Publikation
Learning Priors for Augmented Reality Tracking and Scene Understanding
Jason Raphael Rambach
PhD-Thesis, Technische Universität Kaiserslautern, ISBN 978-3-8439-4555-4, Dr.Hut, München, 9/2020.
Zusammenfassung
The great potential of Augmented Reality (AR) has started its realization in recent years. This
recent surge came with an emergence of new challenges that upon successful completion will
allow AR to reach technological maturity and become an essential part of everyday life. Even
if pose tracking is a solved problem in controlled environments, challenges beyond that remain
concerning geometric and semantic scene understanding. Dense mapping and semantic labeling
of the environment is required for the creation of meaningful virtual content that is able to fully
interact with the real world. When seen at a system level, scalability in the sense of device
accessibility and content generation is the current main challenge for AR.

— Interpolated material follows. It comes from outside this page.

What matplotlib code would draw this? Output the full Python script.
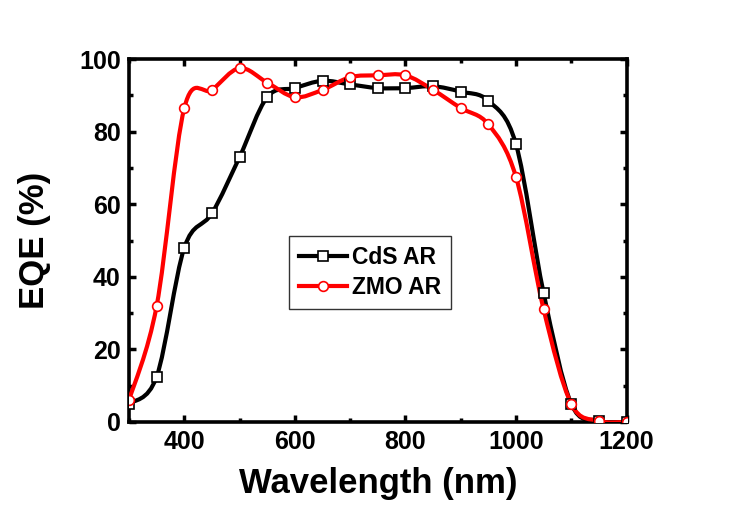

In this thesis we provide novel solutions to several current challenges of AR concerning
tracking, mapping, and applications. We base these solutions on generating prior knowledge
using machine learning techniques. Deep Learning has already superseded traditional computer
vision in areas such as classification but is challenged in 3D estimation problems. In this work
we advocate a combination of initial hypotheses or prior estimates provided by Deep Learning
with traditional computer vision to achieve refined and robust results.
Thus, we propose visual-inertial tracking using a learned model of the inertial sensor fused
with a visual feature tracker. We address the need for efficient dense mapping with a piece-wise
planar SLAM system using Deep Learning for planar area hypotheses generation, fused incrementally
with a point cloud reconstructed using multiple view geometry. Furthermore, we show
that initial objects poses can be efficiently estimated through learning and can subsequently be
refined and tracked using feature based methods. The use of synthetic images as a reference
or as machine learning training data offers significant advantages but also presents us with the
Synthetic-to-Real representation gap problem for which we introduce novel solutions.
Finally, we investigate the factors that hinder AR applications from achieving mass adoption.
We consider these to be the lack of universality and semantic relevance. Therefore, we propose
a concept of objects that store and share their own AR experiences and tracking information in
order to decouple tracking applications from target objects and content generation, a web-based
AR tracking framework that is independent of device type and operating system and an edge
computing architecture for remote processing that enables devices of limited computational
capabilities to support AR applications.